At Cortona are found some of his best pictures. It was at Florence, however, where he spent nine years, that he painted his most important works. In 1445, Pope Eugenius IV invited Fra Angelico to Rome and gave him work to do in the Vatican, where he painted for him and for his successor, Pope Nicholas V, the frescoes of two chapels. That of the cappella del Sacramento, in the Vatican, was destroyed later by Paul III. Eugenius IV than asked him to go to Orvieto to work in the chapel of the Madonna di San Brizio in the cathedral. This work he began in 1447, but did not finish, returning to Rome in the autumn of that year. Much later the chapel was finished by Luca Signorelli. Pope Eugenius is said to have offered the painter the place of Archbishop of Florence, which through modesty and devotion to his art he declined. At Rome, besides his great paintings in the chapels of the Vatican, he executed some beautiful miniatures for choral books. He is buried in Rome in the church of Santa Maria sopra Minerva.
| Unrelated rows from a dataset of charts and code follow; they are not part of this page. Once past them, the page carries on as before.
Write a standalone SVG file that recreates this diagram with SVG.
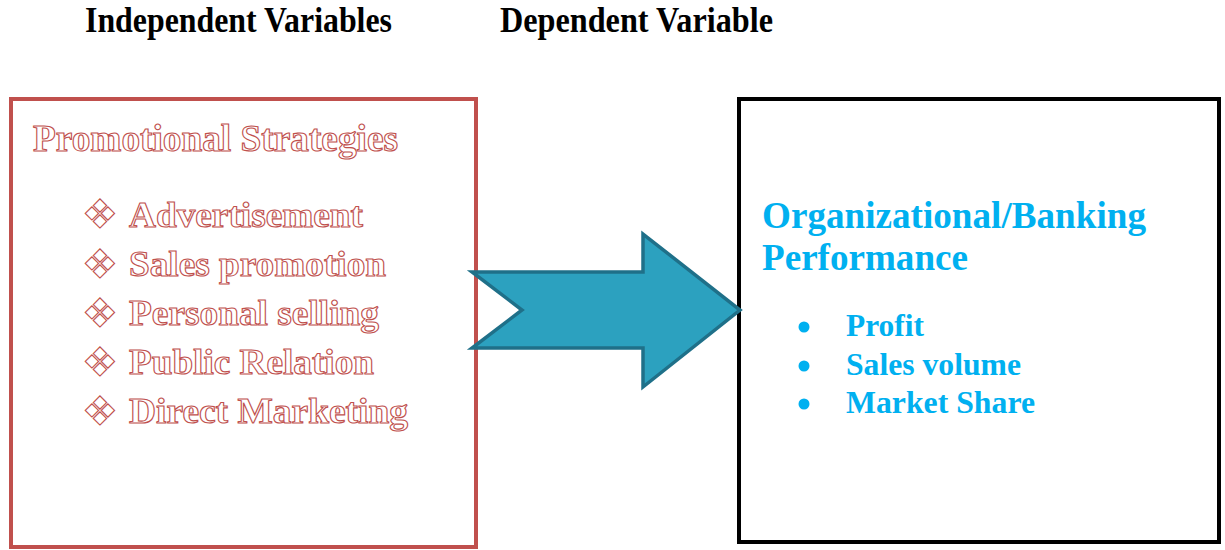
<svg xmlns="http://www.w3.org/2000/svg" width="1225" height="550" viewBox="0 0 1225 550">
<style>
.hdr{font-family:"Liberation Serif",serif;font-weight:bold;font-size:35px;fill:#000}
.out{font-family:"Liberation Serif",serif;font-weight:bold;fill:#fff;stroke:#c0504d;stroke-width:1.1}
.dia{font-family:"DejaVu Sans",sans-serif;font-size:40px;fill:#fff;stroke:#c0504d;stroke-width:1.1}
.blue{font-family:"Liberation Serif",serif;font-weight:bold;fill:#00b0f0}
</style>
<rect width="1225" height="550" fill="#fff"/>
<text class="hdr" x="85" y="32" textLength="307" lengthAdjust="spacingAndGlyphs">Independent Variables</text>
<text class="hdr" x="500" y="32" textLength="273" lengthAdjust="spacingAndGlyphs">Dependent Variable</text>
<g id="independent">
<rect x="11" y="99" width="465" height="448" fill="#fff" stroke="#c0504d" stroke-width="4"/>
<text class="out" x="33" y="151" font-size="37" textLength="365" lengthAdjust="spacingAndGlyphs">Promotional Strategies</text>
<text class="dia" x="82" y="228">❖</text><text class="out" x="129" y="226.5" font-size="36" textLength="234" lengthAdjust="spacingAndGlyphs">Advertisement</text>
<text class="dia" x="82" y="277.5">❖</text><text class="out" x="129" y="276" font-size="36" textLength="257" lengthAdjust="spacingAndGlyphs">Sales promotion</text>
<text class="dia" x="82" y="326.5">❖</text><text class="out" x="129" y="325" font-size="36" textLength="250" lengthAdjust="spacingAndGlyphs">Personal selling</text>
<text class="dia" x="82" y="375.5">❖</text><text class="out" x="129" y="374" font-size="36" textLength="245" lengthAdjust="spacingAndGlyphs">Public Relation</text>
<text class="dia" x="82" y="424.5">❖</text><text class="out" x="129" y="423" font-size="36" textLength="279" lengthAdjust="spacingAndGlyphs">Direct Marketing</text>
</g>
<g id="dependent">
<rect x="739" y="99" width="480" height="443" fill="#fff" stroke="#000" stroke-width="4"/>
<text class="blue" x="762" y="228" font-size="38" textLength="384" lengthAdjust="spacingAndGlyphs">Organizational/Banking</text>
<text class="blue" x="762" y="270" font-size="38" textLength="206" lengthAdjust="spacingAndGlyphs">Performance</text>
<circle cx="804" cy="327" r="5.5" fill="#00b0f0"/><text class="blue" x="846" y="336" font-size="32" textLength="78" lengthAdjust="spacingAndGlyphs">Profit</text>
<circle cx="804" cy="366" r="5.5" fill="#00b0f0"/><text class="blue" x="846" y="375" font-size="32" textLength="175" lengthAdjust="spacingAndGlyphs">Sales volume</text>
<circle cx="804" cy="404" r="5.5" fill="#00b0f0"/><text class="blue" x="846" y="413" font-size="32" textLength="189" lengthAdjust="spacingAndGlyphs">Market Share</text>
</g>
<g id="connectors">
<polygon points="472,272 643,272 643,234 740,310 643,387 643,348 472,348 522,310" fill="#2ca1bf" stroke="#1f7089" stroke-width="3.5" stroke-linejoin="miter"/>
</g>
</svg>
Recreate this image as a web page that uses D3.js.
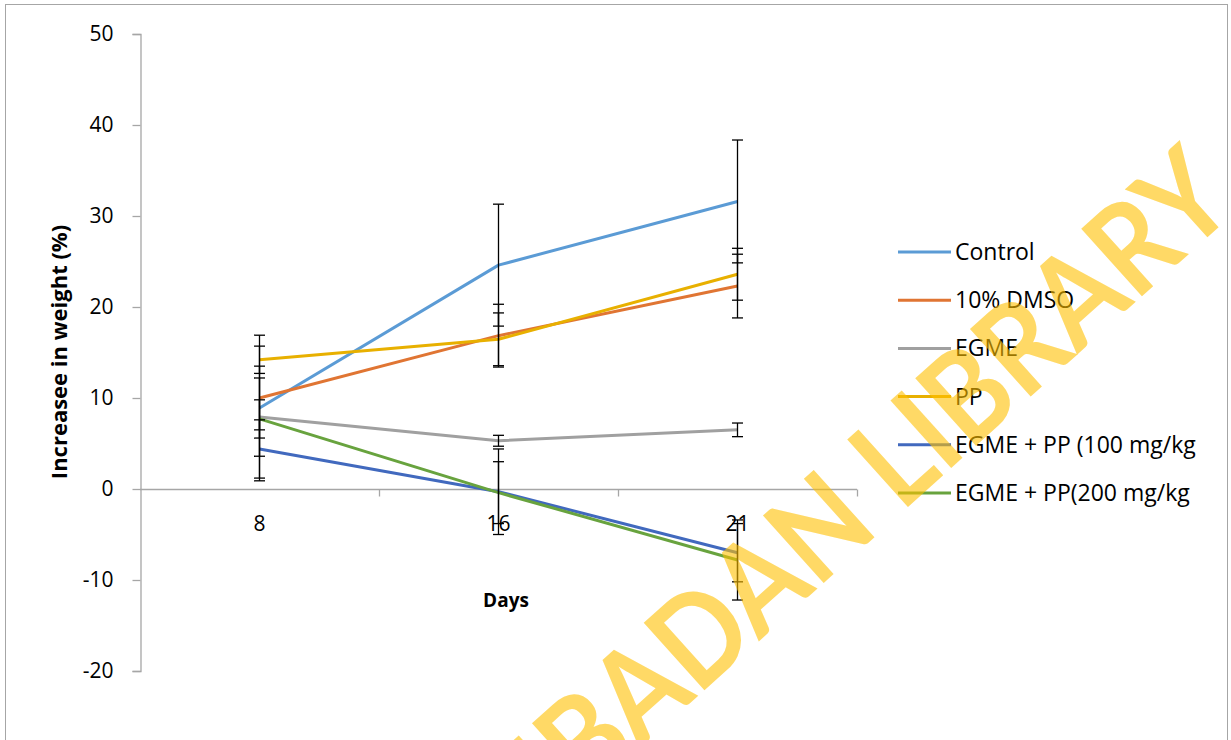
<!DOCTYPE html>
<html>
<head>
<meta charset="utf-8">
<script src="https://cdn.jsdelivr.net/npm/d3@7"></script>
<style>
  html, body { margin: 0; padding: 0; background: #fff; }
  svg { display: block; }
  text { font-family: "Open Sans", Lato, sans-serif; fill: #000; }
</style>
</head>
<body>
<svg id="chart" width="1231" height="740"></svg>
<script>
// Weight gain (%) by day for each treatment group, with SEM error bars
const days = ["8", "16", "21"];
const seriesNames = ["Control", "10% DMSO", "EGME", "PP", "EGME + PP (100 mg/kg", "EGME + PP(200 mg/kg"];
const control   = [8.9, 24.6, 31.6];
const dmso      = [10.0, 16.85, 22.3];
const egme      = [7.9, 5.3, 6.5];
const pp        = [14.2, 16.45, 23.6];
const egmePp100 = [4.4, -0.3, -7.0];
const egmePp200 = [7.7, -0.4, -7.8];
const controlErr   = [8.0, 6.7, 6.75];
const dmsoErr      = [3.5, 3.45, 3.5];
const egmeErr      = [4.3, 0.6, 0.75];
const ppErr        = [1.5, 2.9, 2.85];
const egmePp100Err = [3.2, 4.7, 3.2];
const egmePp200Err = [2.1, 3.4, 4.4];
const yTicks = [-20, -10, 0, 10, 20, 30, 40, 50];
const colors = ["#5B9BD5", "#E07533", "#A0A0A0", "#E8B000", "#4169BE", "#68A33E"];

const seriesValues = [control, dmso, egme, pp, egmePp100, egmePp200];
const seriesErrors = [controlErr, dmsoErr, egmeErr, ppErr, egmePp100Err, egmePp200Err];

const svg = d3.select("#chart");

// chart frame
svg.append("rect")
  .attr("x", 5.5).attr("y", 4.5).attr("width", 1222).attr("height", 760)
  .attr("fill", "none").attr("stroke", "#A6A6A6").attr("stroke-width", 1);

const x = d3.scaleBand().domain(days).range([140, 857]).padding(0);
const y = d3.scaleLinear().domain([-20, 50]).range([671, 34]);
const cx = d => x(d) + x.bandwidth() / 2;

// y axis
const yAxis = svg.append("g").attr("transform", "translate(140.5,0)")
  .call(d3.axisLeft(y).tickValues(yTicks).tickSize(8).tickPadding(19).tickFormat(d => String(d)));
yAxis.select(".domain").attr("stroke", "#A6A6A6").attr("stroke-width", 1.3);
yAxis.selectAll(".tick line").attr("stroke", "#A6A6A6").attr("stroke-width", 1.3);
yAxis.selectAll(".tick text").style("font-size", "21px").attr("fill", "#000");

// x axis along zero, ticks between categories
const xg = svg.append("g").attr("transform", `translate(0,${y(0) + 0.5})`);
xg.append("line").attr("x1", 140).attr("x2", 857).attr("stroke", "#A6A6A6").attr("stroke-width", 1.3);
const boundaries = days.map(d => x(d)).concat([x(days[days.length - 1]) + x.bandwidth()]);
xg.selectAll("line.tk").data(boundaries.slice(1)).join("line")
  .attr("class", "tk")
  .attr("x1", d => d + 0.5).attr("x2", d => d + 0.5).attr("y1", 0).attr("y2", 7)
  .attr("stroke", "#A6A6A6").attr("stroke-width", 1.3);
xg.selectAll("text.lbl").data(days).join("text")
  .attr("class", "lbl")
  .attr("x", d => cx(d)).attr("y", 41)
  .attr("text-anchor", "middle")
  .style("font-size", "21px")
  .text(d => d);

// axis titles
svg.append("text")
  .attr("transform", "translate(67,352) rotate(-90)")
  .attr("text-anchor", "middle")
  .style("font-size", "22px").style("font-weight", "bold")
  .text("Increasee in weight (%)");
svg.append("text")
  .attr("x", 506).attr("y", 607)
  .attr("text-anchor", "middle")
  .style("font-size", "19px").style("font-weight", "bold")
  .text("Days");

// series lines
const line = d3.line().x((v, i) => cx(days[i])).y(v => y(v));
seriesValues.forEach((vals, s) => {
  svg.append("path")
    .datum(vals)
    .attr("d", line)
    .attr("fill", "none")
    .attr("stroke", colors[s])
    .attr("stroke-width", 3)
    .attr("stroke-linejoin", "round");
});

// error bars
const cap = 5.5;
seriesValues.forEach((vals, s) => {
  const g = svg.append("g").attr("stroke", "#000").attr("stroke-width", 1.3);
  vals.forEach((v, i) => {
    const px = cx(days[i]);
    const e = seriesErrors[s][i];
    const hi = y(v + e), lo = y(v - e);
    g.append("line").attr("x1", px).attr("x2", px).attr("y1", hi).attr("y2", lo);
    g.append("line").attr("x1", px - cap).attr("x2", px + cap).attr("y1", hi).attr("y2", hi);
    g.append("line").attr("x1", px - cap).attr("x2", px + cap).attr("y1", lo).attr("y2", lo);
  });
});

// legend
const legend = svg.append("g").attr("transform", "translate(898,252)");
seriesNames.forEach((name, s) => {
  const row = legend.append("g").attr("transform", `translate(0,${s * 48.2})`);
  row.append("line").attr("x1", 0).attr("x2", 53).attr("y1", 0).attr("y2", 0)
    .attr("stroke", colors[s]).attr("stroke-width", 3);
  row.append("text").attr("x", 57).attr("y", 8)
    .style("font-size", "23px")
    .text(name);
});

// library watermark
svg.append("text")
  .attr("transform", "translate(1240,208) rotate(-42) scale(1,1.12)")
  .attr("text-anchor", "end")
  .style("font-family", "Lato, sans-serif")
  .style("font-weight", "bold")
  .style("font-size", "112px")
  .style("fill", "#FFC000")
  .style("fill-opacity", 0.6)
  .text("UNIBADAN LIBRARY");
</script>
</body>
</html>
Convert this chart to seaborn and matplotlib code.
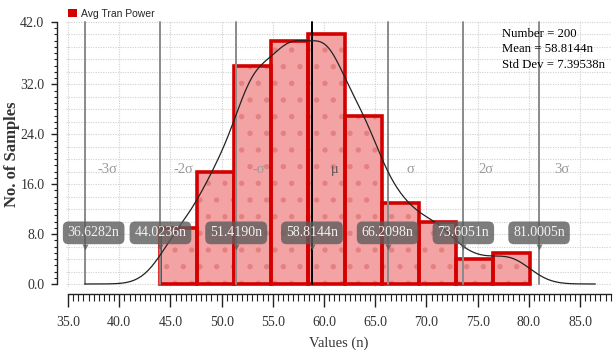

Among the thirty works of Fra Angelico in the cloisters and chapter house of the convent of San Marco in Florence (which has been converted into a national museum) is notable the famous “Crucifixion”, with the Saviour between the two thieves surrounded by a group of twenty saints, and with bust portraits of seventeen Dominican fathers below. Here is shown to the full the mastery of the painter in depicting in the faces of the monks the emotions evoked by the contemplation of heavenly mysteries. In the Uffizi Gallery are “The Coronation of the Virgin”, “The Virgin and Child with Saints”, “Naming of John the Baptist”, “The Preaching of St. Peter”, “The Martyrdom of St. Mark”, and “The Adoration of the Magi”, while among the examples at the Florence Academy are “The Last Judgement”, “Paradise”, “The Deposition from the Cross”, “The Entombment”, scenes from the lives of St. Cosmas and St. Damian, and various subjects from the life of Christ. At Fiesole are a “Madonna and Saints” and a “Crucifixion”.
The predella in London is in five compartments and shows Christ with the Banner of the Resurrection surrounded by a choir of angels and a great throng of the blessed. There is also there an “Adoration of the Magi”. At Cortona appear at the Convent of San Domenico the fresco “The Virgin and Child with four Evangelists” and the altar-piece “Virgin and Child with Saints”, and at the baptistry an “Annunciation” with scenes from the life of the Virgin and a “Life of St. Dominic”. In the Turin Gallery “Two Angels kneeling on Clouds”, and at Rome, in the Corsini Palace, “The Ascension”, “The Last Judgment”, and “Pentecost”. At the Louvre in Paris are “The Coronation of the Virgin”, “The Crucifixion”, and “The Martyrdom of St. Cosmas and St. Damian”. Berlin has, at the Museum, a “Last Judgment”, and Dublin, at the National Gallery, “The Martyrdom of St. Cosmas and St. Damian”.
At Madrid is “The Annunciation”, in Munich “Scenes from the Lives of St. Cosmas and St. Damian”, and in St. Petersburg a “Madonna and Saints”. Mrs. John L. Gardner has in the art gallery of her Boston residence an “Assumption” and a “Dormition of the Virgin”. There are other works at Parma, Perugia, and Pisa. At San Marco, Florence, in addition to the works already mentioned are “Madonna della Stella”, “Coronation of the Virgin”, “Adoration of the Magi”, and “St. Peter Martyr”.